The U-net architecture today has a vast use in segmentation and the biological image field.
The results of the model training
The initial results Peltarion got were really satisfying, with 97.6% pixel-level accuracy. But when they looked at the qualitative results, they figured out that their networks didn’t learn anything. After doing the training, the networks predicted that there are no tumours anywhere. But why were their results so diagonally different?
When they looked into the problem, they saw that they have a huge class imbalance with 97.6% of non-tumour pixels and only 2.4% of tumour pixels. So by analogy, their network could be almost 100% correct by predicting that there was no tumour at all, which is catastrophically wrong.

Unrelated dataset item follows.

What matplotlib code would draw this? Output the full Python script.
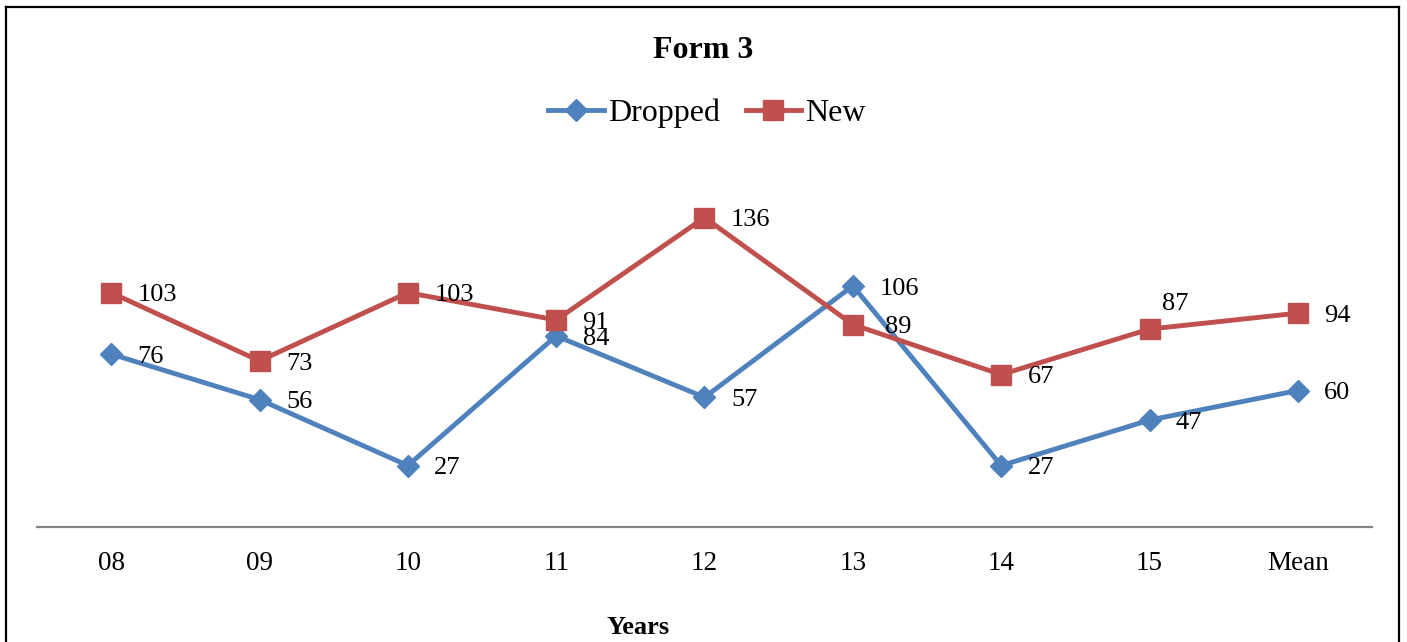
import matplotlib.pyplot as plt
from matplotlib.lines import Line2D

years = ['08', '09', '10', '11', '12', '13', '14', '15', 'Mean']
dropped = [76, 56, 27, 84, 57, 106, 27, 47, 60]
new = [103, 73, 103, 91, 136, 89, 67, 87, 94]

blue = '#4F81BD'
red = '#C0504D'

plt.rcParams['font.family'] = ['Liberation Serif', 'DejaVu Serif']

W, H = 1407, 642
fig = plt.figure(figsize=(W / 100, H / 100), dpi=100)
ax = fig.add_axes([37 / W, (H - 527) / H, (1372 - 37) / W, (527 - 163) / H])

x = list(range(len(years)))
ax.plot(x, dropped, color=blue, lw=3.5, marker='D', ms=11, label='Dropped', zorder=3)
ax.plot(x, new, color=red, lw=3.5, marker='s', ms=14, label='New', zorder=3)

# data labels to the right of each point
for i, v in enumerate(dropped):
    ax.annotate(str(v), (i, v), xytext=(19, -2), textcoords='offset points',
                ha='left', va='center', fontsize=19)
for i, v in enumerate(new):
    dx, dy = 19, -2
    if years[i] == '13':
        dx = 23
    if years[i] == '15':
        dx, dy = 9, 18
    ax.annotate(str(v), (i, v), xytext=(dx, dy), textcoords='offset points',
                ha='left', va='center', fontsize=19)

ax.set_xlim(-0.5, len(years) - 0.5)
ax.set_ylim(0, 160)
ax.set_xticks(x)
ax.set_xticklabels(years, fontsize=19.5)
ax.tick_params(axis='x', length=0, pad=17)
ax.set_yticks([])
for s in ['top', 'right', 'left']:
    ax.spines[s].set_visible(False)
ax.spines['bottom'].set_color('#868686')
ax.spines['bottom'].set_linewidth(1.6)

fig.text(703 / W, 1 - 50 / H, 'Form 3', ha='center', va='center',
         fontsize=23, fontweight='bold')
fig.text(638 / W, 1 - 628 / H, 'Years', ha='center', va='center',
         fontsize=19, fontweight='bold')

fig.legend(loc='center', bbox_to_anchor=(707 / W, 1 - 113 / H), ncol=2,
           frameon=False, fontsize=23, handlelength=1.75, handletextpad=0.12,
           columnspacing=0.8, borderpad=0)

# frame around the chart (bottom edge falls outside the picture)
lw = 1.6
fig.add_artist(Line2D([6 / W, 6 / W], [0, 1 - 7 / H], color='black', lw=lw))
fig.add_artist(Line2D([6 / W, 1399 / W], [1 - 7 / H, 1 - 7 / H], color='black', lw=lw))
fig.add_artist(Line2D([1399 / W, 1399 / W], [0, 1 - 7 / H], color='black', lw=lw))

fig.savefig('out.png', dpi=100)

To solve the problem, they changed what the network focused on. In their first training effort, being wrong on a tumour pixel was equally bad as being wrong on a non-tumour pixel. The second time they indicated that being wrong on a tumour pixel was much worse than being wrong on a non-tumour pixel. And after training the network again they got much better results. The predictions looked much more similar to the target.
When comparing how well doctors and the U-net neural network did, Lars points out that neural network had almost the same similarity score as the doctors’’. But we should emphasize again that Peltarion got these results by training on only 276 data points. How was it possible to get such good results with so few data points?
One possible solution Lars indicates is that how much data you need is domain-dependant. For example, when we compare two data sets – a tumour data set and an image data set, we come to the realisation that the tumour data sets are structurally very similar, so to cover a large part of all possible variations, we don’t need that much data. While for the image set, all data points are very different and to cover a large part of variations of natural images, we would need a lot more data points.
Taking into consideration Peltarion’s results, Lars advises companies that are asking themselves how many data points they need to build a model, should instead ask themselves if they have enough data to cover a large part of the possible variations of the domain they are trying to solve the problem in.
When discovering new frontiers, challenges are inevitable. Some of the challenges Lars mentioned they encountered in their project were:
- Reproducibility – Reproducing the model and results may prove difficult because they relied on many open-source tools. Additionally, the neural networks they were using were that much developed.
- Fast-moving dependencies – The open-source tools they used tend to move and change pretty quickly, and getting consistent results is hard.
- Bookkeeping of results and configurations – Keeping track of what configuration led to what results, how different parameter settings affected results, version control of models, data sets, code&configurations and results is a challenge with these type of projects. Also, the tools for bookkeeping are still immature, Lars emphasises.
Companies that are asking themselves how many data points they need to build a model, should instead ask themselves if they have enough data to cover a large part of the possible variations of the domain they are trying to solve the problem in.
But the biggest challenge that this kind of deep learning projects face is the scarcity of data and small data sets, which is often the case in the medical field, Lars points out. The main reason is privacy concerns. But another reason is that labelled data in the medical field is very expensive. But there is a large body of unlabelled data which can be used in combination with labelled data which considerably improves learning and results. The goal of Peltarion with future projects is to combine unlabelled data with labelled data and explore semi-supervised learning.